Este negou provimento ao recurso por considerar, designadamente, que os recorrentes no processo principal não tinham direito a recorrer, na medida em que não podiam, segundo o § 5, n.o 1, da UmwRG, invocar irregularidades da avaliação dos efeitos no ambiente, num procedimento administrativo iniciado antes de 25 de junho de 2005. Em todo o caso, o Oberverwaltungsgericht exprimiu dúvidas quanto à admissibilidade do recurso na medida em que o § 4, n.o 3, da UmwRG só prevê recursos em caso de omissão pura e simples da avaliação dos efeitos no ambiente e não se aplica, portanto, no caso de uma simples irregularidade dessa avaliação.

18

Os recorrentes no processo principal interpuseram então um recurso de «Revision» no Bundesverwaltungsgericht (Tribunal Administrativo Federal).

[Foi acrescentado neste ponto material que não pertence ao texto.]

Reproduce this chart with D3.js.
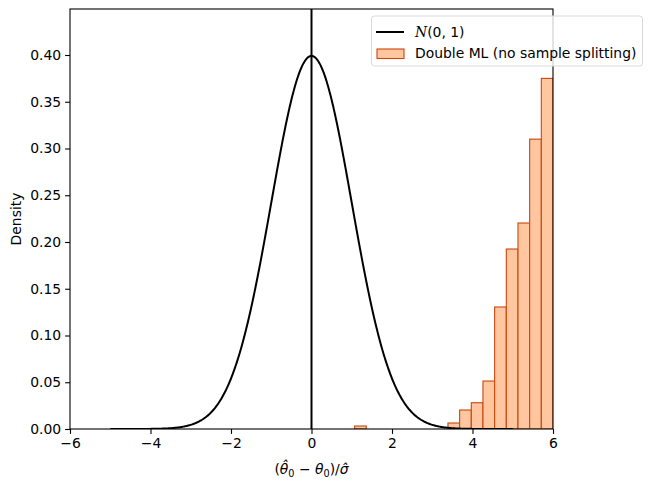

Este último pergunta se a interpretação do § 5, n.o 1, da UmwRG, que exclui a aplicação da UmwRG aos processos administrativos iniciados antes de 25 de junho de 2005, mesmo quando as decisões proferidas nesses processos foram adotadas, como no caso vertente, após essa data, é conforme com a Diretiva 2003/35 uma vez que esta só consagra a data de 25 de junho de 2005, segundo o seu artigo 6.o, como o termo do prazo para a sua transposição.

19

O órgão jurisdicional de reenvio pergunta ainda se o § 4, n.o 3, da UmwRG, que limita o direito de recurso apenas ao caso em que a avaliação dos efeitos no ambiente foi pura e simplesmente omitida, transpõe corretamente o artigo 10.o‑A da Diretiva 85/337 que exige um direito de recurso que permita contestar a legalidade das decisões que contêm irregularidades processuais. Pergunta, por último, se é compatível com esse direito a jurisprudência nacional constante segundo a qual uma pessoa visada por um projeto sujeito a uma avaliação dos efeitos no ambiente só sofre uma violação dos seus direitos quando a irregularidade processual apresenta um nexo de causalidade com o resultado da aprovação do plano que a afeta negativamente.

20

Neste contexto, o Bundesverwaltungsgericht decidiu suspender a instância e submeter ao Tribunal de Justiça as seguintes questões prejudiciais:

«1)

Deve o artigo 6.o, n.o 1, da Diretiva 2003/35[…] ser interpretado no sentido de que os Estados‑Membros estavam obrigados a prever que as disposições de direito nacional adotadas para transpor o artigo 10.o‑A da Diretiva 85/337[…] eram igualmente aplicáveis aos processos administrativos de licenciamento iniciados, de facto, antes de 25 de junho de 2005, mas nos quais as licenças só foram emitidas após esta data?

2)

Em caso de resposta afirmativa à primeira questão:

Deve o artigo 10.o‑A da Diretiva 85/337[…] ser interpretado no sentido de que os Estados‑Membros estavam obrigados a alargar a aplicabilidade das disposições do direito nacional adotadas para transpor o artigo 10.o‑A da Diretiva 85/337[…] e relativas à impugnação da legalidade processual de uma decisão, à hipótese de uma avaliação dos efeitos no ambiente que, embora tendo sido realizada, é incorreta?

3)

Em caso de resposta afirmativa à segunda questão:

Deve o artigo 10.o‑A da Diretiva 85/337[…], nos casos em que a legislação de processo administrativo de um Estado‑Membro, em conformidade com o artigo 10.o‑A, primeiro parágrafo, alínea b), da [mesma diretiva], determina, em princípio, que os membros do público em causa só podem interpor recurso para o tribunal se alegarem a violação de um direito, ser interpretado no sentido de que

a)

a impugnação judicial da legalidade processual de qualquer decisão abrangida pelas disposições da presente diretiva sobre a participação do público só poderá ser eficaz e conduzir à anulação da decisão quando, tendo em conta as circunstâncias do caso, exista a possibilidade concreta de que, sem a irregularidade processual, a decisão impugnada tivesse sido diferente, e quando, além disso, a irregularidade processual afete ao mesmo tempo uma posição jurídico‑material do recorrente, ou

b)

no âmbito da impugnação judicial da legalidade processual, as irregularidades processuais verificadas nas decisões abrangidas pelas disposições da presente diretiva sobre a participação do público devem ser tidas em consideração em termos mais amplos?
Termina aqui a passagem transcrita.